With 2015 set as the target year for the MDGs, the UN said the new sustainable development agenda emerged from three years of negotiations to address the three interconnected elements of economic growth, social inclusion and environmental sustainability.
UN Secretary-General Ban Ki-moon described the agenda as “a clarion call” to “share prosperity, empower people’s livelihoods, ensure peace and heal our planet for the benefit of this and future generations.”
Eliasson said the UN leadership attaches “enormously high priority” to mobilizing the UN system, member states, civil society, the private sector and the scientific community to ensure the “transformative changes” take place to make the vision a reality on the ground.

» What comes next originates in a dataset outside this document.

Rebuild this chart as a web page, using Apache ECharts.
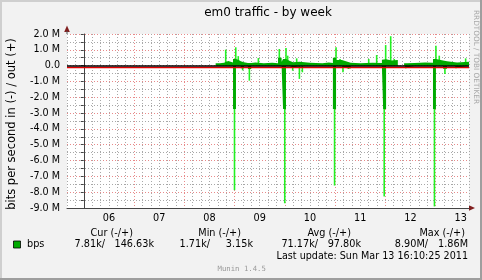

The Deputy UN Secretary-General Eliasson said 2015 could turn out to be a historic year for the United Nations if the world can also agree on a bold agenda to combat climate change in Paris this December.
Amina J. Mohammed, the UN Secretary-General’s Special Adviser on Post-2015 Development Planning, described the agreement on the Goals as “really meaningful.”
“It’s universal so it applies to everyone,” she told reporters earlier this week. “We will no longer have a North-South conversation about what the North is doing for the South, but what we are doing for each other.
“Clearly anything that happens anywhere in this world has that fallout in many other places — from the global financial crisis to conflict and migration, we feel it everywhere — to natural disasters and climate change,” she added.
Helen Clark, the Administrator of the UN Development Program (UNDP), said the new agenda “means doing development differently.”
The new goals “leave no one behind – not people, not groups and not whole countries,” she said. “That’s a powerful message that we need to work in ways that to support the poorest and most vulnerable to succeed in development as well.
Clark said UNDP is “totally committed” to working alongside all developing countries, including those in the Caribbean, to achieve the sustainable development goals (SDGs).
She said UNDP will also work with developed countries on making the SCGs possible through getting funding, “which will help support us to help build and develop the capacity of countries to fly.”
Ban hopes the visit to the UN by Pope Francis will also bolster support for action on climate change.